Al-Ajaji had a U.S. driver’s license before obtaining a Saudi one and appeared comfortabl­e at the wheel as she pulled up and parked. As for the male drivers on the road, “they were really supportive and cheering and smiling,” she said.

In a few hours, she says she’ll drive herself to work for the first time in Saudi Arabia.

For nearly three decades, outspoken Saudi women and the men who supported them had called for women to have the right to drive.

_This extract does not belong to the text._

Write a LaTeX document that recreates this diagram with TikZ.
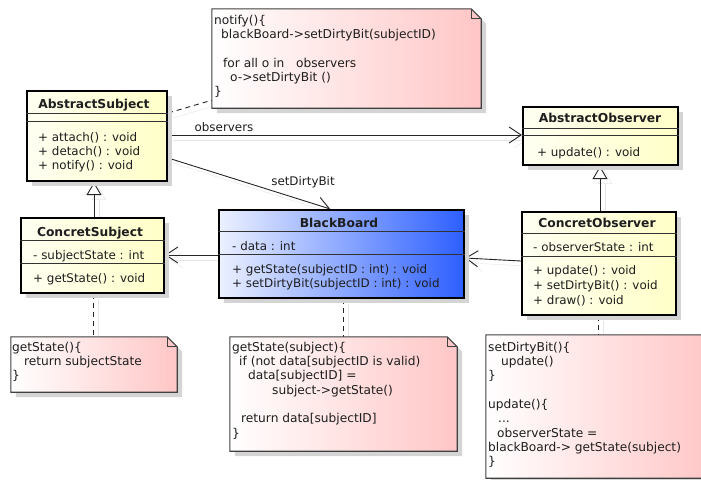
\documentclass[tikz,border=0pt]{standalone}
\usepackage{fontspec}
\setmainfont{DejaVu Sans}
\usetikzlibrary{arrows.meta,shadows,fit}
\definecolor{ylA}{RGB}{255,255,242}
\definecolor{ylB}{RGB}{255,255,200}
\definecolor{bbA}{RGB}{236,241,255}
\definecolor{bbB}{RGB}{45,95,255}
\definecolor{pkB}{RGB}{255,198,198}
\definecolor{txt}{RGB}{30,30,30}
\pgfdeclarelayer{bg}
\pgfsetlayers{bg,main}
\newcommand\notebox[5]{%
  \coordinate (#1nw) at (#2,#3);
  \coordinate (#1se) at (#4,#5);
  \node[fit=(#1nw)(#1se), inner sep=0pt] (#1) {};
  \fill[black!17, transform canvas={shift={(5pt,-5pt)}}] (#1.north west) -- ([xshift=-10pt]#1.north east) -- ([yshift=-10pt]#1.north east) -- (#1.south east) -- (#1.south west) -- cycle;
  \path[notefill] (#1.north west) -- ([xshift=-10pt]#1.north east) -- ([yshift=-10pt]#1.north east) -- (#1.south east) -- (#1.south west) -- cycle;
  \draw[noteline] ([xshift=-10pt]#1.north east) |- ([yshift=-10pt]#1.north east);
}
\begin{document}
\begin{tikzpicture}[x=1pt,y=-1pt,
  font=\fontsize{11.9}{14}\selectfont, text=txt,
  cls/.style={draw=black, line width=2.2pt, inner sep=0pt,
    drop shadow={shadow xshift=5pt, shadow yshift=-5pt, fill=black!17, opacity=1}},
  ylw/.style={cls, left color=ylA, right color=ylB},
  blu/.style={cls, left color=bbA, right color=bbB},
  sepl/.style={draw=black!80, line width=1pt},
  ttl/.style={anchor=base, inner sep=0pt, font=\fontsize{12.3}{14}\selectfont\bfseries},
  mem/.style={anchor=north west, inner sep=0pt, align=left},
  notefill/.style={draw=black!75, line width=1.1pt, left color=white, right color=pkB},
  noteline/.style={draw=black!75, line width=1.1pt},
  notetxt/.style={anchor=north west, inner sep=0pt, align=left, font=\fontsize{12.2}{14.3}\selectfont},
  conn/.style={draw=black!85, line width=0.9pt,
    preaction={draw=black!10, solid, transform canvas={shift={(5pt,-5pt)}}}},
  assoc/.style={conn, -{Straight Barb[length=12pt,width=16pt,line width=0.9pt]}},
  gener/.style={conn, -{Triangle[length=13pt,width=15pt,fill=white,line width=0.9pt]}},
  anchorline/.style={conn, dash pattern=on 5pt off 4pt},
  lbl/.style={inner sep=0pt}
]
\useasboundingbox (0,0) rectangle (701,479);
\begin{pgfonlayer}{bg}
\fill[white] (0,0) rectangle (701,479);
\end{pgfonlayer}

% ---------- notes ----------
\notebox{N1}{212}{9}{481}{108}
\node[notetxt] (N1t) at (214,14) {\rule{0pt}{10pt}notify()\{\\
\hspace*{7pt}blackBoard->setDirtyBit(subjectID)\\
\mbox{}\\
\hspace*{9pt}for all o in \ \ observers\\
\hspace*{16pt}o->setDirtyBit ()\\
\}};

\notebox{N2}{11}{337}{177}{392}
\node[notetxt] (N2t) at (12,341) {\rule{0pt}{10pt}getState()\{\\
\hspace*{12pt}return subjectState\\
\}};

\notebox{N3}{230}{337}{457}{451}
\node[notetxt] (N3t) at (232,341) {\rule{0pt}{10pt}getState(subject)\{\\
\hspace*{7pt}if (not data[subjectID is valid)\\
\hspace*{16pt}data[subjectID] =\\
\hspace*{40pt}subject->getState()\\
\mbox{}\\
\hspace*{9pt}return data[subjectID]\\
\}};

\notebox{N4}{486}{335}{711}{478}
\node[notetxt] (N4t) at (488,341) {\rule{0pt}{10pt}setDirtyBit()\{\\
\hspace*{13pt}update()\\
\}\\
\mbox{}\\
update()\{\\
\hspace*{10pt}...\\
\hspace*{9pt}observerState =\\
blackBoard-> getState(subject)\\
\}};

% ---------- classes ----------
\node[ylw, minimum width=140pt, minimum height=90pt] (AS) at (97,136) {};
\draw[sepl] ([yshift=-24pt]AS.north west) -- ([yshift=-24pt]AS.north east);
\draw[sepl] ([yshift=-32pt]AS.north west) -- ([yshift=-32pt]AS.north east);
\node[ttl] (ASt) at (94,108) {AbstractSubject};
\node[mem] (ASm) at (38,131) {\rule{0pt}{10pt}+ attach() : void\\+ detach() : void\\+ notify() : void};

\node[ylw, minimum width=155pt, minimum height=58pt] (AO) at (600.5,136) {};
\draw[sepl] ([yshift=-23pt]AO.north west) -- ([yshift=-23pt]AO.north east);
\draw[sepl] ([yshift=-30pt]AO.north west) -- ([yshift=-30pt]AO.north east);
\node[ttl] (AOt) at (600,122) {AbstractObserver};
\node[mem] (AOm) at (537,146) {\rule{0pt}{10pt}+ update() : void};

\node[ylw, minimum width=143pt, minimum height=75pt] (CS) at (92.5,255.5) {};
\draw[sepl] ([yshift=-24pt]CS.north west) -- ([yshift=-24pt]CS.north east);
\draw[sepl] ([yshift=-47pt]CS.north west) -- ([yshift=-47pt]CS.north east);
\node[ttl] (CSt) at (90,236) {ConcretSubject};
\node[mem] (CSa) at (33,249) {\rule{0pt}{10pt}- subjectState : int};
\node[mem] (CSm) at (33,272) {\rule{0pt}{10pt}+ getState() : void};

\node[blu, minimum width=245pt, minimum height=88pt] (BB) at (341.5,254) {};
\draw[sepl] ([yshift=-23pt]BB.north west) -- ([yshift=-23pt]BB.north east);
\draw[sepl] ([yshift=-46pt]BB.north west) -- ([yshift=-46pt]BB.north east);
\node[ttl] (BBt) at (339,227) {BlackBoard};
\node[mem] (BBa) at (232,240) {\rule{0pt}{10pt}- data : int};
\node[mem] (BBm) at (232,263) {\rule{0pt}{10pt}+ getState(subjectID : int) : void\\+ setDirtyBit(subjectID : int) : void};

\node[ylw, minimum width=154pt, minimum height=103pt] (CO) at (599,263.5) {};
\draw[sepl] ([yshift=-23pt]CO.north west) -- ([yshift=-23pt]CO.north east);
\draw[sepl] ([yshift=-46pt]CO.north west) -- ([yshift=-46pt]CO.north east);
\node[ttl] (COt) at (597,227) {ConcretObserver};
\node[mem] (COa) at (533,241) {\rule{0pt}{10pt}- observerState : int};
\node[mem, font=\fontsize{11.9}{15}\selectfont] (COm) at (533,264) {\rule{0pt}{10pt}+ update() : void\\+ setDirtyBit() : void\\+ draw() : void};

% ---------- labels ----------
\node[lbl] (lobs) at (224,127) {observers};
\node[lbl] (lsdb) at (303,182) {setDirtyBit};

% ---------- connectors ----------
\begin{pgfonlayer}{bg}
\draw[assoc] ([yshift=1pt]AS.east) -- ([yshift=1pt]AO.west);
\draw[assoc] ([yshift=-22pt]AS.east) -- ([xshift=-11.5pt]BB.north);
\draw[assoc] ([yshift=-1pt]BB.west) -- ([yshift=0.5pt]CS.east);
\draw[assoc] ([yshift=2.5pt]CO.west) -- ([yshift=-4pt]BB.east);
\draw[gener] ([xshift=1.5pt]CS.north) -- ([xshift=-3pt]AS.south);
\draw[gener] ([xshift=1pt]CO.north) -- ([xshift=-0.5pt]AO.south);
\draw[anchorline] ([yshift=23pt]AS.east) -- ([yshift=8pt]N1.south west);
\draw[anchorline] ([xshift=0.5pt]CS.south) -- ([xshift=-1pt]N2.north);
\draw[anchorline] ([xshift=1.5pt]BB.south) -- ([xshift=-0.5pt]N3.north);
\draw[anchorline] ([xshift=-1pt]CO.south) -- ([xshift=-0.5pt]N4.north);
\end{pgfonlayer}
\end{tikzpicture}
\end{document}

They faced arrest for defying the ban as women in other Muslim countries drove freely.

In 1990, during the first driving campaign by activists, women who got behind the wheels of their cars in the capital, Riyadh, lost their jobs, faced severe stigmatiza­tion and were barred from travel abroad for a year.

Ultraconse­rvatives in Saudi Arabia had long warned that allowing women to drive would lead to sin and expose women to harassment.

Ahead of allowing women to drive, the kingdom passed a law against sexual harassment with up to five years prison for the most severe cases.